Key idea: compare observed crime near events against realistic baselines (same time windows without events).
The main output is an interactive dashboard for exploring event-driven crime patterns. It allows users to:
- Select a sample of events using filters
- Define spatial (radius) and temporal (± hours) windows
- Compare observed crime levels against a baseline
- Visualize trends across crime categories and time
Run:
02_MAIN_CrimeEDA.ipynb
That’s it.
The notebook expects a Data/ folder in the same directory containing:
sf_events_2024_filtered.csvPolice_Department_Incident_Reports__2018_to_Present_20250928_reduced.csv
These reduced datasets are already included and are sufficient for all analysis.

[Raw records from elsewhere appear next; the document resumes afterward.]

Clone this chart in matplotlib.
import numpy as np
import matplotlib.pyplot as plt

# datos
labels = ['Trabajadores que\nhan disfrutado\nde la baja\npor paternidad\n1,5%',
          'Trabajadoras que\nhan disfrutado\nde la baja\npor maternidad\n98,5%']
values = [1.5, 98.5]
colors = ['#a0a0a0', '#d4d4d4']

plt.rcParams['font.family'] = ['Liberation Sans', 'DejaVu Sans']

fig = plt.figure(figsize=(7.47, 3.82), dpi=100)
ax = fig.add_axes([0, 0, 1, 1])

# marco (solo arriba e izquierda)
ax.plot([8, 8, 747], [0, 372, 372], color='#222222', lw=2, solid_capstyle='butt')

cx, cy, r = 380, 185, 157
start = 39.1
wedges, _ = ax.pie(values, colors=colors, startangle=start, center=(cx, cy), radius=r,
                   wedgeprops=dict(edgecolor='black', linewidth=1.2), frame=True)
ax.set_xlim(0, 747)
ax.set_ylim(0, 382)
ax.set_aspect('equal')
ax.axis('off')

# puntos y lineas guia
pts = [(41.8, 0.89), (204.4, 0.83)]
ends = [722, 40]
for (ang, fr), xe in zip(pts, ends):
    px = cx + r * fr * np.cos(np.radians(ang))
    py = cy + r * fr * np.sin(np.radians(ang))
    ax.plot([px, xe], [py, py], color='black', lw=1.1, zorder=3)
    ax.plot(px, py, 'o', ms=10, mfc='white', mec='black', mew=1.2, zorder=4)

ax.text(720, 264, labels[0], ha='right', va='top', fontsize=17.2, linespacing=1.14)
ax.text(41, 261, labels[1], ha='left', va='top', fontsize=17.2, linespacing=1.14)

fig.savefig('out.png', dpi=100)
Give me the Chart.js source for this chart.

- Uses preprocessed datasets
- Fast and memory-efficient
- Fully functional interactive analysis
01_OPTIONAL_EventScraper.ipynb # Optional: scrape and clean event data
02_MAIN_CrimeEDA.ipynb # Main analysis and interactive tool
Data/
├── sf_events_2024_filtered.csv
├── Police_Department_Incident_Reports__2018_to_Present_20250928_reduced.csv
Screenshots/
├── A1.png
├── A2.png
├── B1.png
README.md
- Install required libraries:
pip install pandas numpy matplotlib seaborn geopandas plotly shapely scipy ipywidgets
- Make sure the notebooks and the Data/ folder are in the same directory
- Run:
02_MAIN_CrimeEDA.ipynb
⸻
Run:
01_OPTIONAL_EventScraper.ipynb
Only if you want to: • Scrape events again • Reprocess datasets • Work from raw data
Otherwise, skip this.
⸻
The full crime dataset is not included due to size.
You can download it from the official SF Open Data portal: https://data.sfgov.org/Public-Safety/Police-Department-Incident-Reports-2018-to-Present/wg3w-h783/about_data
After downloading, rename the file to: Police_Department_Incident_Reports__2018_to_Present_20250928.csv
Place it inside the Data folder (same directory as the notebooks).
This is only needed if you want to regenerate the reduced dataset.
⸻
• The project uses a reduced crime dataset for performance
• The reduced dataset contains all fields required for analysis
• Using the full dataset does not add meaningful analytical value
• Event dataset reduction is minimal and mainly for cleanup
⸻
• Only events within San Francisco are included
• Levi’s Stadium events were excluded (located in Santa Clara)
• Event dataset may contain repeated headliners across different dates
• This is observational analysis, not causal inference
• 311 data was explored but not used due to limited relevance
⸻
This project is for academic use only as part of Georgia Tech CSE 6242.